Для того чтобы печатные строки казались нам речами и поступками живых людей, необходимо, чтобы в этих печатных строках сказалась живая душа того, кто их писал; только в этом соприкосновении между мыслью автора и мыслью читателя и заключается обаятельное действие поэзии; живопись говорит глазу, музыка - уху, а поэзия (творчество) - чисто одному мозгу; вы видите глазом черные значки на белом поле и при помощи этих значков узнаете то, что думал человек, которого вы, может быть, никогда в глаза не видали; на вас действует чисто сила мысли, а мысль и чувство всегда бывают _личные_, следовательно, что же останется от поэтического произведения, если вы из него вытравите личность автора? Вполне объективная картина - фотография; вполне объективный рассказ - показание свидетеля, записанное стенографом; вполне объективная музыка - шарманка; добиться этой объективности значит уничтожить в поэзии всякий патетический элемент и вместе с тем убить поэзию, убить искусство, даже науку, даже всякое движение мысли.

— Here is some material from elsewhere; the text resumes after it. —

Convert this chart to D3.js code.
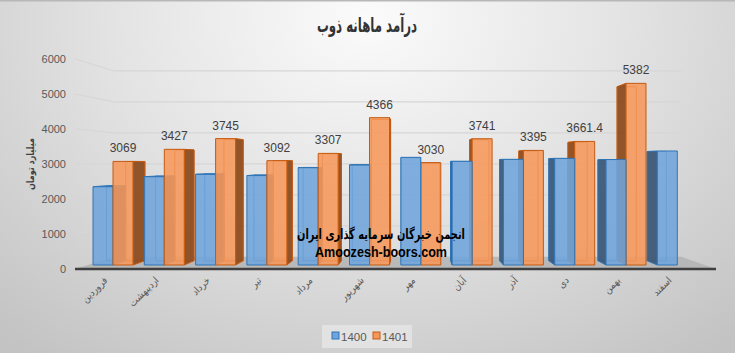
<!DOCTYPE html>
<html>
<head>
<meta charset="utf-8">
<script src="https://cdn.jsdelivr.net/npm/d3@7"></script>
<style>
body { margin: 0; padding: 0; overflow: hidden; }
</style>
</head>
<body>
<script>
// monthly revenue chart, fake 3d columns

var months = ["فروردین", "اردیبهشت", "خرداد", "تیر", "مرداد", "شهریور", "مهر", "آبان", "آذر", "دی", "بهمن", "اسفند"];
var v1400 = [2320, 2617, 2686, 2650, 2884, 2963, 3190, 3072, 3131, 3160, 3125, 3378];
var v1401 = [3069, 3427, 3745, 3092, 3307, 4366, 3030, 3741, 3395, 3661.4, 5382, null];
var series = ["1400", "1401"];
var yTicks = [0, 1000, 2000, 3000, 4000, 5000, 6000];

var W = 735, H = 353;
var svg = d3.select("body").append("svg").attr("width", W).attr("height", H);

var defs = svg.append("defs");
var bg = defs.append("radialGradient").attr("id", "bg")
    .attr("cx", "50%").attr("cy", "5%").attr("r", "75%")
    .attr("gradientTransform", "translate(0.5 0.05) scale(1 1.6) translate(-0.5 -0.05)");
bg.append("stop").attr("offset", "0%").attr("stop-color", "#fbfbfb");
bg.append("stop").attr("offset", "45%").attr("stop-color", "#e4e4e4");
bg.append("stop").attr("offset", "100%").attr("stop-color", "#c3c3c3");

svg.append("rect").attr("width", W).attr("height", H).style("fill", "url(#bg)");
svg.append("line").attr("x1", 0).attr("x2", W).attr("y1", 0.5).attr("y2", 0.5)
    .style("stroke", "#b8b8b8").style("stroke-width", 2);

// perspective helpers
var vx = 415, vy = 163;
function P(x, y, s) { return [vx + s * (x - vx), vy + s * (y - vy)]; }
var wallS = 0.885, barS = 0.958;
var leftX = 75, rightX = 716;

var yFront = d3.scaleLinear().domain([0, 6000]).range([269, 59]);
var yBar = d3.scaleLinear().domain([0, 6000]).range([265, 62.5]);
var x = d3.scaleBand().domain(months).range([87.35, 87.35 + 51.3 * 12]);
var bw = 20;

// floor
var fl = [[leftX, 269], [rightX, 269], P(rightX, 269, wallS), P(leftX, 269, wallS)];
svg.append("polygon").attr("points", fl.map(function (p) { return p.join(","); }).join(" "))
    .style("fill", "#b3b3b3").style("opacity", 0.85);

// gridlines
for (var i = 1; i < yTicks.length; i++) {
    var yy = yFront(yTicks[i]);
    var a = P(leftX, yy, wallS), b = P(rightX, yy, wallS);
    svg.append("polyline")
        .attr("points", [leftX, yy].join(",") + " " + a.join(",") + " " + [b[0], a[1]].join(","))
        .style("fill", "none").style("stroke", "#d6d6d6").style("stroke-width", 1.2);
}

// y axis labels
svg.selectAll(".ytick").data(yTicks).enter().append("text")
    .attr("x", 66).attr("y", function (d) { return yFront(d) + 4; })
    .attr("text-anchor", "end")
    .style("font-family", "Liberation Sans, Arial, sans-serif").style("font-size", "11px")
    .style("fill", "#595959")
    .text(function (d) { return d; });

// build bars
var bars = [];
for (var i = 0; i < months.length; i++) {
    var x0 = x(months[i]) + (x.bandwidth() - 2 * bw) / 2;
    if (v1400[i] != null) bars.push({ s: 0, v: v1400[i], x0: x0, x1: x0 + bw });
    if (v1401[i] != null) bars.push({ s: 1, v: v1401[i], x0: x0 + bw, x1: x0 + 2 * bw });
}
bars.sort(function (a, b) {
    return Math.abs((b.x0 + b.x1) / 2 - vx) - Math.abs((a.x0 + a.x1) / 2 - vx);
});

var colors = {
    front: ["#6fa5dc", "#f6975a"],
    edge: ["#2f75b5", "#c55a11"],
    side: ["#3d5877", "#8d4d1f"],
    top: ["#8ab8e6", "#f8ae7a"]
};

function poly(pts, fill, stroke, op) {
    svg.append("polygon").attr("points", pts.map(function (p) { return p.join(","); }).join(" "))
        .style("fill", fill).style("fill-opacity", op == null ? 1 : op)
        .style("stroke", stroke).style("stroke-width", 1).style("stroke-linejoin", "round");
}

var floorY = yBar(0);
bars.forEach(function (d) {
    var yt = yBar(d.v);
    var A = [d.x0, yt], B = [d.x1, yt], C = [d.x1, floorY], D = [d.x0, floorY];
    var A2 = P(A[0], A[1], barS), B2 = P(B[0], B[1], barS), C2 = P(C[0], C[1], barS), D2 = P(D[0], D[1], barS);
    // back edges seen through
    poly([A2, B2, C2, D2], "none", colors.edge[d.s], 1);
    if (d.x1 < vx) poly([B, C, C2, B2], colors.side[d.s], colors.edge[d.s], 0.95);
    else if (d.x0 > vx) poly([A, D, D2, A2], colors.side[d.s], colors.edge[d.s], 0.95);
    if (A2[1] < A[1]) poly([A, B, B2, A2], colors.top[d.s], colors.edge[d.s], 1);
    poly([A, B, C, D], colors.front[d.s], colors.edge[d.s], 0.88);
});

// floor front edge
svg.append("line").attr("x1", leftX).attr("x2", rightX).attr("y1", 269).attr("y2", 269)
    .style("stroke", "#3f3f3f").style("stroke-width", 2.5);

// value labels 1401
months.forEach(function (m, i) {
    if (v1401[i] == null) return;
    var cx = x(m) + (x.bandwidth() - 2 * bw) / 2 + bw * 1.5;
    svg.append("text").attr("x", cx).attr("y", yBar(v1401[i]) - 9)
        .attr("text-anchor", "middle")
        .style("font-family", "Liberation Sans, Arial, sans-serif").style("font-size", "12px")
        .style("fill", "#404040")
        .text(v1401[i]);
});

// x labels
months.forEach(function (m) {
    var cx = x(m) + x.bandwidth() / 2;
    svg.append("text")
        .attr("transform", "translate(" + (cx - 5) + ",281) rotate(-45)")
        .attr("text-anchor", "end")
        .style("font-family", "DejaVu Sans Condensed, DejaVu Sans, sans-serif").style("font-size", "10px")
        .style("fill", "#595959")
        .text(m);
});

// title
svg.append("text").attr("x", 367).attr("y", 32).attr("text-anchor", "middle")
    .attr("textLength", 100).attr("lengthAdjust", "spacingAndGlyphs")
    .style("font-family", "DejaVu Sans Condensed, DejaVu Sans, sans-serif").style("font-size", "20px")
    .style("font-weight", "bold").style("fill", "#333333")
    .text("درآمد ماهانه ذوب");

// y title
svg.append("text").attr("transform", "translate(34,164) rotate(-90)")
    .attr("text-anchor", "middle")
    .attr("textLength", 52).attr("lengthAdjust", "spacingAndGlyphs")
    .style("font-family", "DejaVu Sans Condensed, DejaVu Sans, sans-serif").style("font-size", "10px")
    .style("font-weight", "bold").style("fill", "#404040")
    .text("میلیارد تومان");

// watermark
svg.append("text").attr("x", 381).attr("y", 239).attr("text-anchor", "middle")
    .attr("textLength", 168).attr("lengthAdjust", "spacingAndGlyphs")
    .style("font-family", "DejaVu Sans Condensed, DejaVu Sans, sans-serif").style("font-size", "14px")
    .style("font-weight", "bold").style("fill", "#000")
    .text("انجمن خبرگان سرمایه گذاری ایران");
svg.append("text").attr("x", 381).attr("y", 257).attr("text-anchor", "middle")
    .attr("textLength", 132).attr("lengthAdjust", "spacingAndGlyphs")
    .style("font-family", "Liberation Sans, Arial, sans-serif").style("font-size", "14px")
    .style("font-weight", "bold").style("fill", "#000")
    .text("Amoozesh-boors.com");

// legend
var lg = svg.append("g");
lg.append("rect").attr("x", 322).attr("y", 325).attr("width", 90).attr("height", 23)
    .style("fill", "#e6e6e6").style("opacity", 0.8);
series.forEach(function (s, i) {
    var lx = 332 + i * 41;
    lg.append("rect").attr("x", lx).attr("y", 332).attr("width", 7).attr("height", 7)
        .style("fill", colors.front[i]).style("stroke", colors.edge[i]);
    lg.append("text").attr("x", lx + 9).attr("y", 340.5)
        .style("font-family", "Liberation Sans, Arial, sans-serif").style("font-size", "11.5px")
        .style("fill", "#595959")
        .text(s);
});
</script>
</body>
</html>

Личность автора для меня интересна, как всякая человеческая личность и, кроме того, как личность, чувствующая потребность высказаться, следовательно, воспринявшая в себя ряд известных впечатлений и переработавшая их силою собственной мысли. Личности же вымышленных действующих лиц я только терплю и допускаю как выражение личности автора, как форму, в которую ему заблагорассудилось вложить свою идею. Если я с идеею согласен, если я ей сочувствую, а выведенные личности оказываются бледными и неестественными, то я скажу, что автор - неопытный музыкант, что чувство в нем есть, а технического уменья мало; заметивши этот недостаток, я все-таки буду, может быть, некоторые отрывки читать с удовольствием, вероятно те отрывки, в которых сила внутреннего убеждения и воодушевления укрепляет неопытные руки виртуоза и заставляет его на несколько мгновений победить трудности техники. "Ничего, со временем будет прок, явится навык", - можно будет сказать, закрывая книгу, написанную таким образом, т. е. с неподдельною теплотою, но без достаточного знания жизни; читатель с добрым чувством расстанется с таким писателем и с радостью встретится с ним в другой раз. Но если в рассказе, великолепно обставленном живыми подробностями, не видно идеи и чувства, не видно личности творца, то общее впечатление будет совершенно неудовлетворительно. Вам покажется, что перед вами играет на фортепиано какой-нибудь заезжий искусник, выделывающий удивительные штуки пальцами, исполняющий с быстротою молнии невообразимые трели и рулады, возбуждающий ваше искреннее изумление беглостью рук, но ничем не дающий вам почувствовать, что он - человек. Тут уж нет никакой надежды; тут года не принесут пользы; приобрести фактические знания можно, усвоить технику какого угодно искусства тоже небольшая трудность, но откуда же взять свежести чувства, самодеятельной энергии мысли, той электрической, непонятной силы, которая берется в нас бог весть откуда и уходит с годами бог весть куда?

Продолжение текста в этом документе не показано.